Reputation: 143
I am creating two gems that wrap the same API. One is a vanilla client library that just wraps API endpoints, the second integrates with a third-party API and provides another layer of abstraction over the first. They do not have any overlapping methods.
Is it considered acceptable for the second to extend the namespace of the first?
For example:
# vanilla client lib
module Foo
class Bar
def do_bar
puts "Bar!"
end
end
end
# more complex client lib
module Foo
class Baz
def do_baz
puts "Baz!"
end
end
end
Based on this question it looks like AWS does this. Are there cases where this is okay and where it isn't?
Upvotes: 1
Views: 460
Reputation: 527
This seems like a perfectly acceptable way to structure your gems. In your code sample, Foo::Bar
and Foo::Baz
will be two completely different classes within the same namespace, and they will not clash with each other.

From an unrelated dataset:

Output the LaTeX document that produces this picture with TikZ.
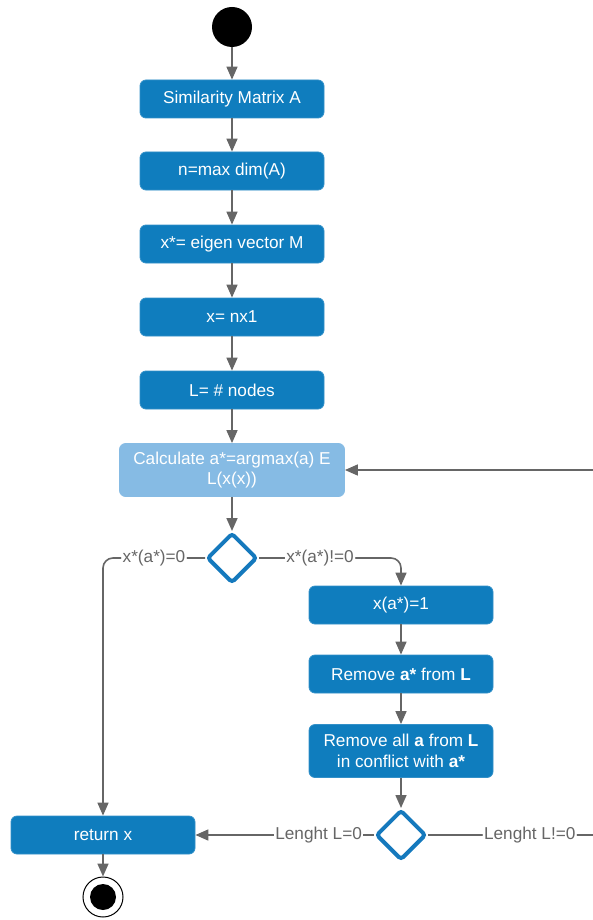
\documentclass[tikz,border=0pt]{standalone}
\usepackage{fontspec}
\setmainfont{Liberation Sans}
\usetikzlibrary{arrows.meta,shapes.geometric}
\definecolor{boxblue}{HTML}{0F7DBE}
\definecolor{lightblue}{HTML}{86BBE4}
\definecolor{dia}{HTML}{1579BD}
\definecolor{linegray}{HTML}{666666}
\begin{document}
\begin{tikzpicture}[x=1pt,y=-1pt,
  box/.style={rectangle, rounded corners=6pt, fill=boxblue, draw=boxblue!85!white, line width=0.8pt,
    minimum width=184pt, minimum height=38pt, text=white,
    font=\fontsize{17.2}{20.5}\selectfont, align=center, inner sep=0pt},
  conn/.style={draw=linegray, line width=1.6pt, -{Triangle[length=13pt,width=11pt]}},
  decision/.style={diamond, draw=dia, line width=4pt, fill=white, minimum width=50pt,
    minimum height=50pt, rounded corners=3pt, inner sep=0pt},
  lbl/.style={fill=white, text=linegray, font=\fontsize{17.2}{20.5}\selectfont, inner sep=1.5pt}]
\useasboundingbox (0,0) rectangle (593,920);
\clip (0,0) rectangle (593,920);

\node[circle, fill=black, minimum size=40pt, inner sep=0pt] (start) at (232,27) {};
\node[box] (sim) at (232,99) {Similarity Matrix A};
\node[box] (n) at (232,171) {n=max dim(A)};
\node[box] (eig) at (232,244) {x*= eigen vector M};
\node[box] (x) at (232,317) {x= nx1};
\node[box] (L) at (232,390) {L= \# nodes};
\node[box, fill=lightblue, draw=lightblue, minimum width=225pt, minimum height=53pt] (calc) at (232,470) {Calculate a*=argmax(a) E\\L(x(x))};
\node[decision] (d1) at (232,558) {};
\node[box] (set) at (401,605) {x(a*)=1};
\node[box] (rem) at (401,674) {Remove \textbf{a*} from \textbf{L}};
\node[box, minimum height=53pt] (remall) at (401,751) {Remove all \textbf{a} from \textbf{L}\\in conflict with \textbf{a*}};
\node[decision] (d2) at (401,835) {};
\node[box, minimum width=184pt] (ret) at (103,835) {return x};
\node[circle, draw=black, line width=1pt, fill=white, minimum size=40pt, inner sep=0pt] (end) at (103,897) {};
\node[circle, fill=black, minimum size=26pt, inner sep=0pt] (endin) at (end.center) {};

\coordinate (c1) at (103,558);
\coordinate (c2) at (401,558);
\coordinate (r1) at (620,835);
\coordinate (r2) at (620,470);

\draw[conn] (start) -- (sim);
\draw[conn] (sim) -- (n);
\draw[conn] (n) -- (eig);
\draw[conn] (eig) -- (x);
\draw[conn] (x) -- (L);
\draw[conn] (L) -- (calc);
\draw[conn] (calc) -- (d1.north);
\draw[conn, rounded corners=10pt] (d1.west) -- node[lbl, pos=0.5] {x*(a*)=0} (c1) -- (ret.north);
\draw[conn, rounded corners=10pt] (d1.east) -- node[lbl, pos=0.43] {x*(a*)!=0} (c2) -- (set.north);
\draw[conn] (set) -- (rem);
\draw[conn] (rem) -- (remall);
\draw[conn] (remall) -- (d2.north);
\draw[conn] (d2.west) -- node[lbl, pos=0.31] {Lenght L=0} (ret.east);
\draw[conn, rounded corners=10pt] (d2.east) -- node[lbl, pos=0.53] {Lenght L!=0} (r1) -- (r2) -- (calc.east);
\draw[conn] (ret) -- (end);
\end{tikzpicture}
\end{document}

This is true even if you used the same method names within the two classes:
module Foo
class Bar
def do_thing
puts "Bar!"
end
end
end
module Foo
class Baz
def do_thing
puts "Baz!"
end
end
end
In this modified example, Foo::Bar#do_thing
will output "Bar!"
and Foo::Baz#do_thing
will output "Baz!"
, since they are separate methods in separate classes. This approach allows you to swap out Foo::Baz
objects for Foo::Bar
objects to change behavior, since they have the same interface.
If you wanted your third-party API gem to extend the functionality of your vanilla API gem, you may want to consider adjusting your approach to use inheritance.